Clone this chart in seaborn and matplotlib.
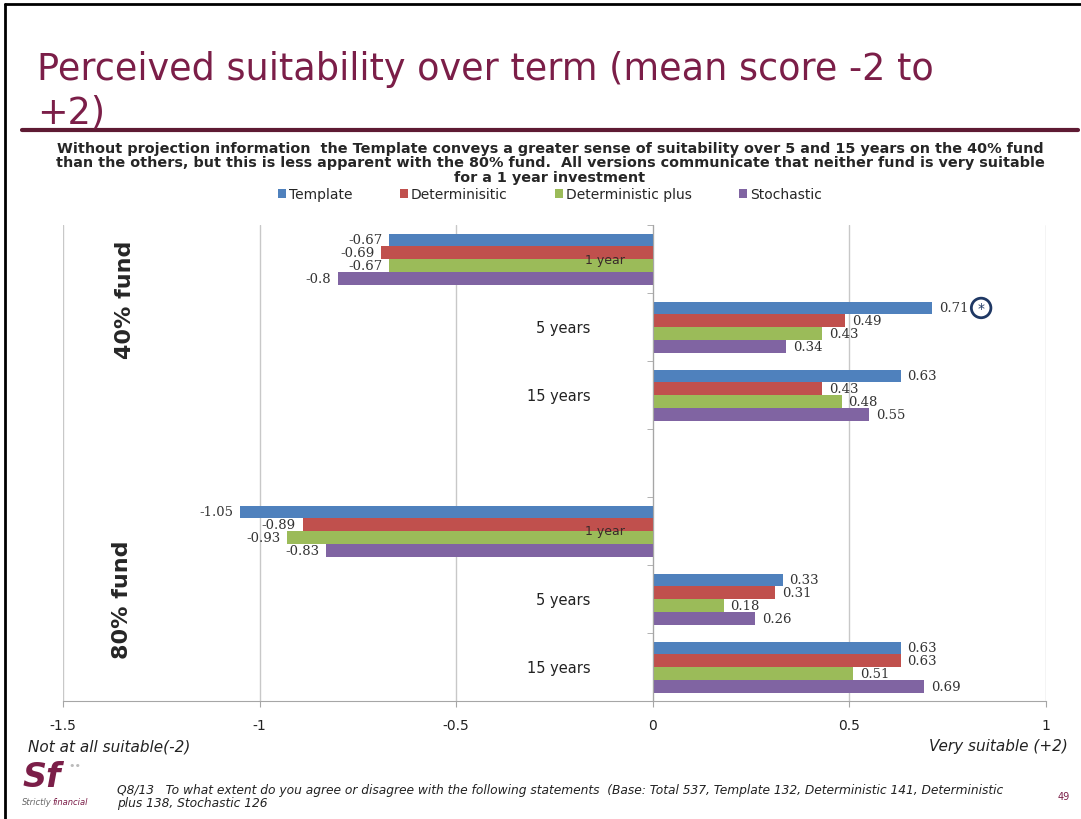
import pandas as pd
import matplotlib.pyplot as plt
import seaborn as sns
from matplotlib.lines import Line2D

# data
funds = ["40% fund", "80% fund"]
terms = ["1 year", "5 years", "15 years"]
versions = ["Template", "Determinisitic", "Deterministic plus", "Stochastic"]
template = [-0.67, 0.71, 0.63, -1.05, 0.33, 0.63]
determinisitic = [-0.69, 0.49, 0.43, -0.89, 0.31, 0.63]
deterministic_plus = [-0.67, 0.43, 0.48, -0.93, 0.18, 0.51]
stochastic = [-0.8, 0.34, 0.55, -0.83, 0.26, 0.69]
x_ticks = [-1.5, -1, -0.5, 0, 0.5, 1]
x_ticklabels = ["-1.5", "-1", "-0.5", "0", "0.5", "1"]

colors = ["#4F81BD", "#C0504D", "#9BBB59", "#8064A2"]
maroon = "#7B1E48"

# long table, one row per bar
slots = [f"{f} {t}" for f in funds for t in terms]
series = [template, determinisitic, deterministic_plus, stochastic]
rows = []
for version, values in zip(versions, series):
    for slot, v in zip(slots, values):
        rows.append({"slot": slot, "version": version, "score": v})
df = pd.DataFrame(rows)
order = slots[:3] + ["gap"] + slots[3:]

sns.set_style("white")
plt.rcParams["font.family"] = ["DejaVu Sans"]

fig = plt.figure(figsize=(10.81, 8.2), dpi=100)
ax = fig.add_axes([63 / 1081, 1 - 702 / 820, (1046 - 63) / 1081, 476 / 820])

sns.barplot(
    data=df,
    y="slot",
    x="score",
    hue="version",
    order=order,
    hue_order=versions,
    palette=dict(zip(versions, colors)),
    orient="h",
    width=0.75,
    errorbar=None,
    saturation=1,
    linewidth=0,
    ax=ax,
)

for c in ax.containers:
    ax.bar_label(c, fmt="%g", padding=5, fontsize=9.5, family="DejaVu Serif", color="#333333")

# axes styling
ax.set_xlim(-1.5, 1)
ax.set_ylim(len(order) - 0.5, -0.5)
ax.set_xticks(x_ticks)
ax.set_xticklabels(x_ticklabels)
ax.set_yticks([])
ax.set_yticks([i - 0.5 for i in range(len(order) + 1)], minor=True)
ax.tick_params(axis="y", which="minor", left=True, length=4, color="#A6A6A6")
ax.tick_params(axis="x", bottom=True, length=4, color="#A6A6A6", labelsize=10, pad=8, labelcolor="#222222")
ax.set_xlabel("")
ax.set_ylabel("")
ax.spines["left"].set_position(("data", 0))
ax.spines["left"].set_color("#A6A6A6")
ax.spines["bottom"].set_color("#A6A6A6")
ax.spines["top"].set_visible(False)
ax.spines["right"].set_visible(False)
ax.grid(axis="x", color="#C8C8C8", lw=1)
ax.set_axisbelow(True)

# term labels next to the zero line
label_pad = {"1 year": 20, "5 years": 45, "15 years": 45}
for i, slot in enumerate(order):
    if slot == "gap":
        continue
    term = slot.split(" ", 2)[2]
    small = term == "1 year"
    ax.annotate(
        term,
        xy=(0, i),
        xytext=(-label_pad[term], 0),
        textcoords="offset points",
        ha="right",
        va="center",
        fontsize=9 if small else 10.5,
        color="#3A2A2A" if small else "#222222",
        zorder=5,
    )

# marked significant value
ax.text(
    0.835, 0.72, "*", ha="center", va="center", fontsize=10, color="#1F3864",
    bbox=dict(boxstyle="circle,pad=0.2", fc="white", ec="#1F3864", lw=2),
)

# fund group labels
fig.text(125 / 1081, 1 - 300 / 820, "40% fund", rotation=90, ha="center", va="center",
         fontsize=16, fontweight="bold")
fig.text(122 / 1081, 1 - 600 / 820, "80% fund", rotation=90, ha="center", va="center",
         fontsize=16, fontweight="bold")

# legend
sns.move_legend(
    ax, "center", bbox_to_anchor=(550 / 1081, 1 - 195 / 820), bbox_transform=fig.transFigure,
    ncol=4, frameon=False, title=None, fontsize=10, handlelength=0.6, handleheight=0.6,
    handletextpad=0.2, columnspacing=3.4,
)

# title and rule
fig.text(37 / 1081, 1 - 70 / 820, "Perceived suitability over term (mean score -2 to",
         fontsize=26.4, color=maroon, va="center")
fig.text(37 / 1081, 1 - 113 / 820, "+2)", fontsize=26.4, color=maroon, va="center")
fig.add_artist(Line2D([22 / 1081, 1078 / 1081], [1 - 131 / 820] * 2, color="#5E1A33", lw=3))

subtitle = [
    "Without projection information  the Template conveys a greater sense of suitability over 5 and 15 years on the 40% fund",
    "than the others, but this is less apparent with the 80% fund.  All versions communicate that neither fund is very suitable",
    "for a 1 year investment",
]
for k, line in enumerate(subtitle):
    fig.text(550 / 1081, 1 - (149 + 14.5 * k) / 820, line, ha="center", va="center",
             fontsize=10.4, fontweight="bold")

# scale end labels
fig.text(28 / 1081, 1 - 747 / 820, "Not at all suitable(-2)", fontsize=11, style="italic",
         va="center", color="#222222")
fig.text(1068 / 1081, 1 - 747 / 820, "Very suitable (+2)", fontsize=11, style="italic",
         va="center", ha="right", color="#222222")

# footer
fig.text(42 / 1081, 1 - 778 / 820, "Sf", fontsize=24, fontweight="bold", style="italic",
         color=maroon, ha="center", va="center")
fig.text(68 / 1081, 1 - 766 / 820, "\u2022\u2022", fontsize=8, color="#BBBBBB", va="center")
fig.text(22 / 1081, 1 - 803 / 820, "Strictly", fontsize=6, style="italic", color="#666666", va="center")
fig.text(52 / 1081, 1 - 803 / 820, "financial", fontsize=6, style="italic", color=maroon, va="center")
fig.text(117 / 1081, 1 - 797 / 820,
         "Q8/13   To what extent do you agree or disagree with the following statements  "
         "(Base: Total 537, Template 132, Deterministic 141, Deterministic\nplus 138, Stochastic 126",
         fontsize=8.8, style="italic", color="#222222", va="center", linespacing=1.0)
fig.text(1064 / 1081, 1 - 797 / 820, "49", fontsize=7, color=maroon, ha="center", va="center")

# slide frame (top and left edges)
fig.add_artist(Line2D([5 / 1081, 1], [1 - 5 / 820] * 2, color="black", lw=2))
fig.add_artist(Line2D([5 / 1081] * 2, [0, 1 - 5 / 820], color="black", lw=2))

fig.savefig("out.png", dpi=100)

────────

Find the word "seaborn" in the material, then list each line that holds it.

Clone this chart in seaborn and matplotlib.
import seaborn as sns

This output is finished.